Oil prices inched upward on Wednesday as markets evaluated the stability of a potential ceasefire between Iran and Israel. Simultaneously, Asian stocks held steady, while the dollar dipped 0.1% to 144.70 against the Yen.
Brent crude rose 1.3% to $67.99 per barrel by 03:41 GMT, and U.S. West Texas Intermediate increased 1.4% to $65.24. Both benchmarks remained slightly above the multi-week lows seen on Tuesday.
Prices had surged to five-month highs over the weekend following U.S. airstrikes on Iran’s nuclear assets but cooled as the ceasefire was implemented.
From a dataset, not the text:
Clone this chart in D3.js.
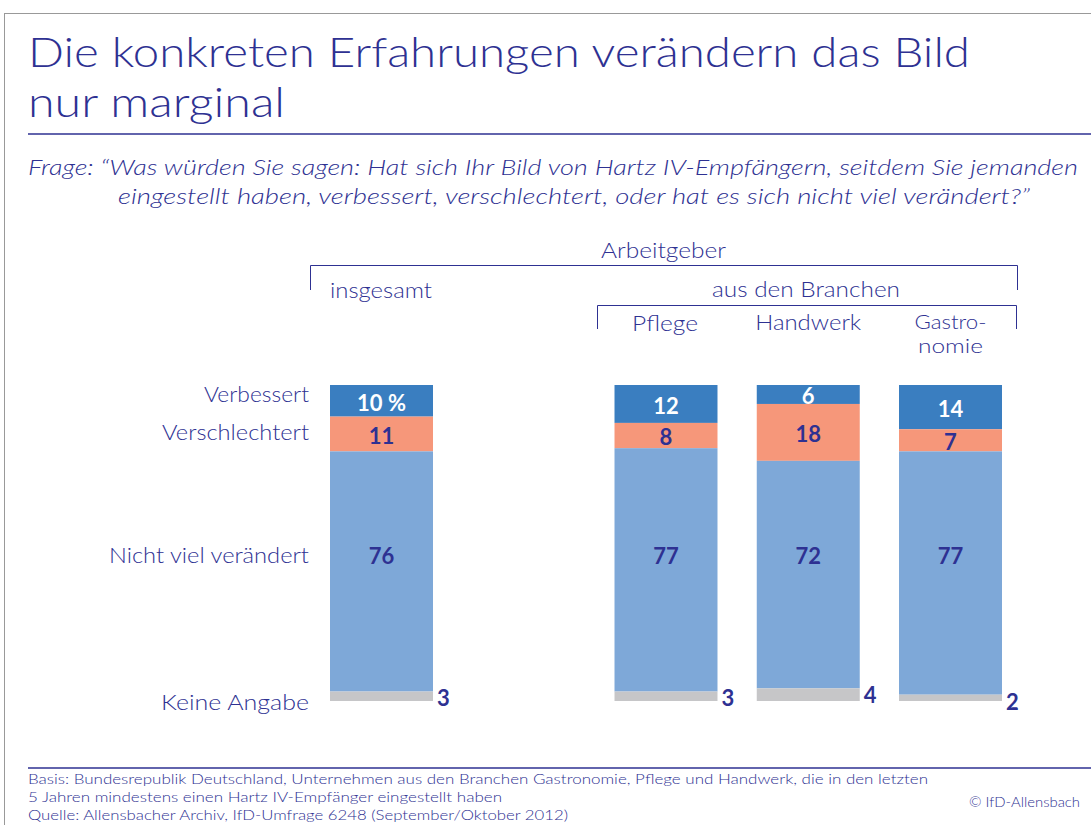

“Oil prices are dropping internationally following the truce between Iran and Israel. Our oil analysts still base forecasts on supply fundamentals, which suggest ample global availability,” stated JP Morgan experts in a client update.
In contrast to President Trump’s earlier assertion that the program had been “obliterated,” a preliminary assessment by U.S. intelligence revealed that the assaults only caused a temporary delay of several months in Iran’s nuclear capabilities.
On Tuesday, both Israeli and Iranian officials indicated an end to the direct conflict after nearly two weeks of rising tensions. Civilian restrictions were lifted on both sides, with each government claiming victory in a confrontation that had initially posed a threat to the global oil supply.
“The truce between Iran and Israel appears delicate,” commented David Oxley, chief climate and commodities economist at Capital Economics. “However, as long as energy export routes and shipping through the Strait of Hormuz remain undisturbed, we expect bearish oil market fundamentals to persist.”
The Strait of Hormuz, a vital passage between Oman and Iran, continues to be a critical area of focus. Approximately 18 to 19 million barrels of gasoline and oil pass via this route every day, making up 20% of the global oil flow.
Japan’s Nikkei and Australia’s S&P/ASX 200 remained unchanged, while Taiwan’s TAIEX advanced 1%. Hong Kong’s Hang Seng edged up 0.6%, whereas China’s CSI 300 slipped 0.1%. U.S. stock futures were largely unmoved.
Movements in the currency and bond markets signaled reduced concern over inflation driven by oil prices. The U.S. two-year Treasury yield declined to 3.787%, marking its lowest point since May 8, while the dollar index edged down 0.1% to 97.854.
The dollar dropped 0.1% against the yen to 144.70, and the euro appreciated 0.1% to $1.1625, nearing Tuesday’s high of $1.1641—its strongest showing since October 2021.
Federal Reserve Chair Jerome Powell cautioned on Tuesday that increasing tariffs might fuel inflation in the coming summer months, during his testimony to the House Financial Services Committee.
Separately, a report indicated an unexpected dip in U.S. consumer confidence for June, suggesting a potential slowdown in the labour market.
Based on the CME FedWatch Tool, traders are currently pricing in an approximately 18% chance of a Federal Reserve rate cut in July.